Time changes perspectives. What we value and accept as legitimate today can age old and ill with time. At unprecedented speed the mechanics of humans and technology intertwine, we now run in a faster clock. In constant confrontation with change and unpredictability, people may find their fundamental purpose and meanings in life with philosophy, science, religion, love of others and more.
I find comfort in isolating inner layers of deep discomfort rooted in existence and deconstructing them to observe what lies behind. Then I take elements that I can deform to what I can articulate in words. I use audio-visual design, live performances with A.I., creative coding, 3D modeling and electronics that allow others to physically approach and interact with places of comfort in a closer range. With this process I begin to understand why we find reality unsettling yet we thrive on fears of uncertainty and in my works I celebrate it.
Artist Statement ‘22
Cross Dimensional Space explores the connection between body and mind through a play of tension.
With the unprecedented speed at which humans and technology intertwine, our minds crave limitless growth. In a world where she struggles to identify a coherent belief system, the artist turns to self-discipline and physical ritual to anchor down her floating mind. Using Shibari techniques the artist explores the co-dependence of restriction and liberation, and thereby begins to balance the tension between body and mind.
A comfort emerges through the process of turning mindless action into routine.
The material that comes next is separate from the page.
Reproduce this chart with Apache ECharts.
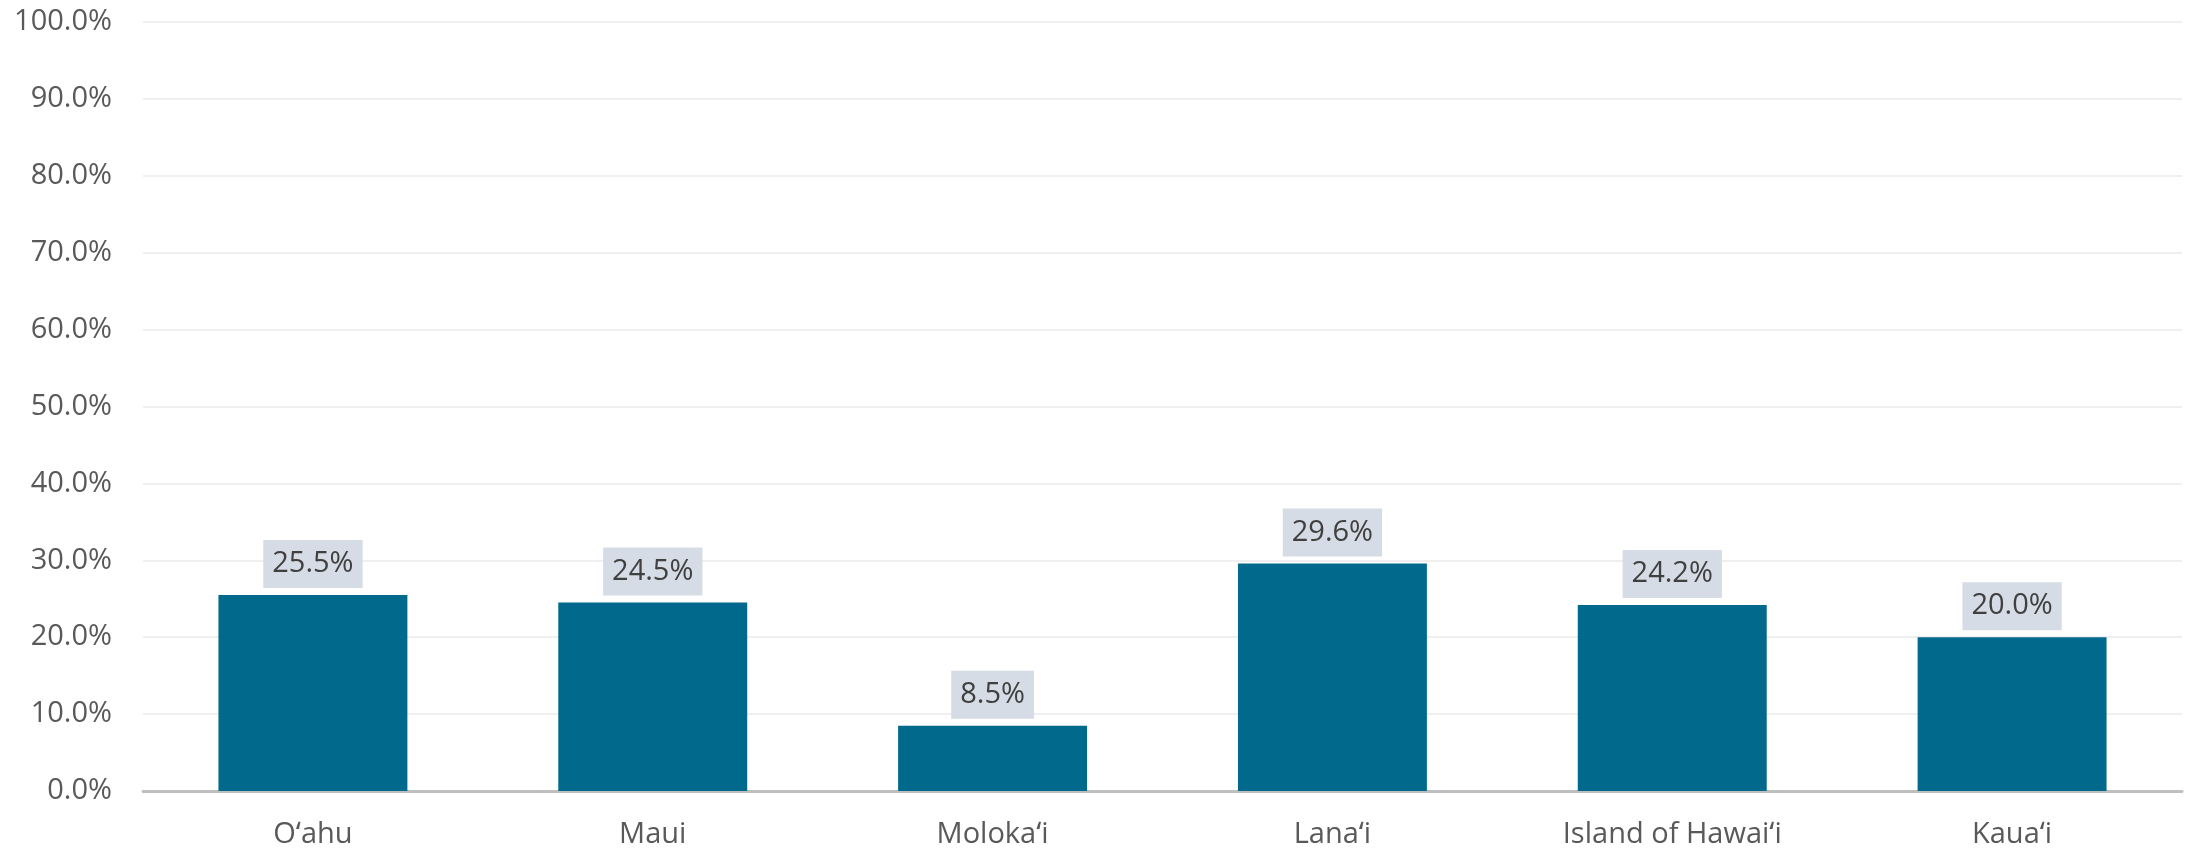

Slowly and unwaveringly, it transforms the fear of the unknown into a place of home.
This thesis sits itself in the ecosystem of Dutch and European contemporary art which inhabits institutions, academies, art students, artists, and the internet. It questions the current functionality and ethics of the legacy affiliated with the capital power and hierarchical system in institutions, and their lack of discourse and attention to the effects of the rhizomatic landscape of the internet. As a student of the Royal Academy of Art The Hague, in the Netherlands (KABK), I attempt in Repositioning KABK, especially investigating what the shifting role of art students and art institutions in the post-post-post-…-post-internet age.
Fei is in her early 20s, who hit her ‘second puberty’. She struggles to find faith as her body and mind are paralysed to constant overconsumption of media and endless representations. She lives in a cross dimensional space where her memories, dreams, social media stream, and the new interference of A.I. intertwine with themselves inextricably. Desensitised in every neurone, her reality starts to distort into surrealistic compositions and imaginations. Will she ever wake up from what it seems to be one long lucid dream?